The US military should be given more resources to invest in technology which can identify and disarm the potential “national security risk” caused by deepfakes, Pentagon Joint Artificial Intelligence Center director Lt. Gen. Jack Shanahan has said.
Speaking at a conference dedicated to AI at the John Hopkins Applied Physics Laboratory in Laurel, Maryland last week, Shanahan alleged that US adversaries had already used other ‘disnformation tools’ in previous elections to “cause friction and chaos,” with deepfakes becoming another tool in their arsenal.
“We saw strong indications of how this could play out in the 2016 election, and we have every expectation that – if left unchecked – it will happen to us again,” he said, his comments quoted by intelligence defence publication C4ISRNET.
“As a department, at least speaking for the Defence Department, we’re saying it’s a national security problem as well. We have to invest a lot in it. A lot of commercial companies are doing these every day. The level of sophistication seems to be exponential,” Shanahan added.
The Pentagon official pointed to the Defence Advanced Research Project Agency’s Media Forensics program as one way that the military is already tackling the issue.
“It’s coming up with ways to tag and call out [disinformation],” Shanahan said. Once completed, the DARPA project is expected to allow the military to detect manipulation to images and video and even find out how they were created.
DARPA aren’t the only ones working on technology to challenge deepfakes – a form of computer-assisted fakery using a machine learning algorithm to create hyper-realistic fake content through face swapping technology. Last month, Sputnik reported that researchers from the University of California at Riverside and tech R&D firm Mayachitra had teamed up to create a novel deep-learning architecture to detect content-changing manipulation based on tiny distortions invisible to the human eye.
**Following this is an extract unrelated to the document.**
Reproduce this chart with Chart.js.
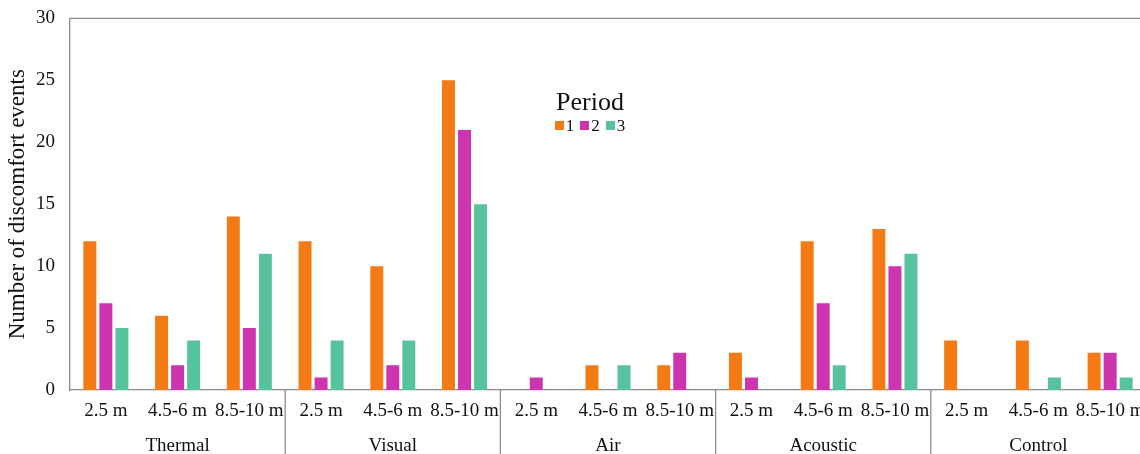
<!DOCTYPE html>
<html>
<head>
<meta charset="utf-8">
<script src="https://cdn.jsdelivr.net/npm/chart.js@4"></script>
<style>
  html, body { margin: 0; padding: 0; background: #fff; overflow: hidden; }
  #wrap { position: relative; width: 1150px; height: 454px; }
  #legend { position: absolute; left: 510px; top: 87px; width: 160px; text-align: center;
            font-family: "Liberation Serif", serif; color: #111; }
  #legend .title { font-size: 26px; line-height: 30px; }
  #legend .items { font-size: 17px; line-height: 17px; margin-left: -6px; }
  #legend .box { display: inline-block; width: 9px; height: 9px; margin: 0 2px 0 6px; vertical-align: 1px; }
</style>
</head>
<body>
<div id="wrap">
  <canvas id="chart" width="1150" height="454"></canvas>
  <div id="legend"></div>
</div>
<script>
const distances = ['2.5 m', '4.5-6 m', '8.5-10 m'];
const factors = ['Thermal', 'Visual', 'Air', 'Acoustic', 'Control'];
const periods = ['1', '2', '3'];
const colors = ['#F47A16', '#CC35AE', '#57C39C'];

// values per category: Thermal x3, Visual x3, Air x3, Acoustic x3, Control x3
const period1 = [12, 6, 14, 12, 10, 25, 0, 2, 2, 3, 12, 13, 4, 4, 3];
const period2 = [7, 2, 5, 1, 2, 21, 1, 0, 3, 1, 7, 10, 0, 0, 3];
const period3 = [5, 4, 11, 4, 4, 15, 0, 2, 0, 0, 2, 11, 0, 1, 1];

const labels = [];
factors.forEach(() => distances.forEach(d => labels.push(d)));

const font = 'Liberation Serif';
const lineColor = '#8c8c8c';

// top frame line and separators between factor groups
const framePlugin = {
    id: 'frame',
    afterDraw(chart) {
        const ctx = chart.ctx;
        const area = chart.chartArea;
        const x = chart.scales.x;
        ctx.save();
        ctx.strokeStyle = lineColor;
        ctx.lineWidth = 1.3;
        ctx.beginPath();
        ctx.moveTo(area.left, area.top);
        ctx.lineTo(area.right, area.top);
        ctx.stroke();
        for (let g = 1; g <= factors.length; g++) {
            const px = (x.getPixelForValue(g * 3 - 1) + x.getPixelForValue(g * 3)) / 2;
            const xx = g === factors.length ? area.right : px;
            ctx.beginPath();
            ctx.moveTo(xx, area.bottom);
            ctx.lineTo(xx, chart.height);
            ctx.stroke();
        }
        ctx.restore();
    }
};

const ctx = document.getElementById('chart').getContext('2d');
const chart = new Chart(ctx, {
    type: 'bar',
    data: {
        labels: labels,
        datasets: [
            { label: periods[0], data: period1, backgroundColor: colors[0] },
            { label: periods[1], data: period2, backgroundColor: colors[1] },
            { label: periods[2], data: period3, backgroundColor: colors[2] }
        ]
    },
    options: {
        responsive: false,
        animation: false,
        layout: { padding: { top: 6, right: 4, left: 0, bottom: 0 } },
        datasets: {
            bar: { categoryPercentage: 0.67, barPercentage: 0.81, borderWidth: 0 }
        },
        plugins: {
            legend: { display: false },
            tooltip: { enabled: false }
        },
        scales: {
            x: {
                grid: { display: false },
                border: { color: lineColor, width: 1.3 },
                ticks: { color: '#111', font: { family: font, size: 19 }, padding: 2, maxRotation: 0, autoSkip: false },
                afterFit(scale) { scale.height = 38; }
            },
            x2: {
                type: 'category',
                labels: factors,
                position: 'bottom',
                offset: true,
                grid: { display: false, drawTicks: false },
                border: { display: false },
                ticks: { color: '#111', font: { family: font, size: 19 }, padding: 7 },
                afterFit(scale) { scale.height = 26; }
            },
            y: {
                min: 0,
                max: 30,
                grid: { display: false },
                border: { color: lineColor, width: 1.3 },
                ticks: { stepSize: 5, color: '#111', font: { family: font, size: 19 }, padding: 7 },
                title: {
                    display: true,
                    text: 'Number of discomfort events',
                    color: '#111',
                    font: { family: font, size: 23 },
                    padding: { top: 4, bottom: 0 }
                },
                afterFit(scale) { scale.width = 70; }
            }
        }
    },
    plugins: [framePlugin]
});

// html legend
const legend = document.getElementById('legend');
let html = '<div class="title">Period</div><div class="items">';
periods.forEach((p, i) => {
    html += '<span class="box" style="background:' + colors[i] + '"></span>' + p;
});
legend.innerHTML = html + '</div>';
</script>
</body>
</html>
It’s feared that in addition to their ability to change people’s perceptions ahead of elections, deepfakes can also influence target group behaviour for purposes of psychological warfare, with the end goals ranging from provoking a financial panic to starting wars. However, regarding the Pentagon’s work on programs to counter deepfakes, it remains unclear how successful DARPA’s efforts will be, and whether the DoD itself may not try to use the technology for its own ends.
Deepfakes first came to prominence in 2017, raising grave concerns about the ability to use the manipulations to create fake news, fake pornographic videos featuring politicians or celebrities, and other malicious content.
In addition to worries about deepfakes, the Pentagon’s Joint Artificial Intelligence Center expressed concerns this past week about the power of China’s ‘military-civil fusion’ strategy – which promotes partnerships between the civilian technology sector and the military. The US, Shanahan said, has nothing similar in place, and risks falling behind China on AI in the long run.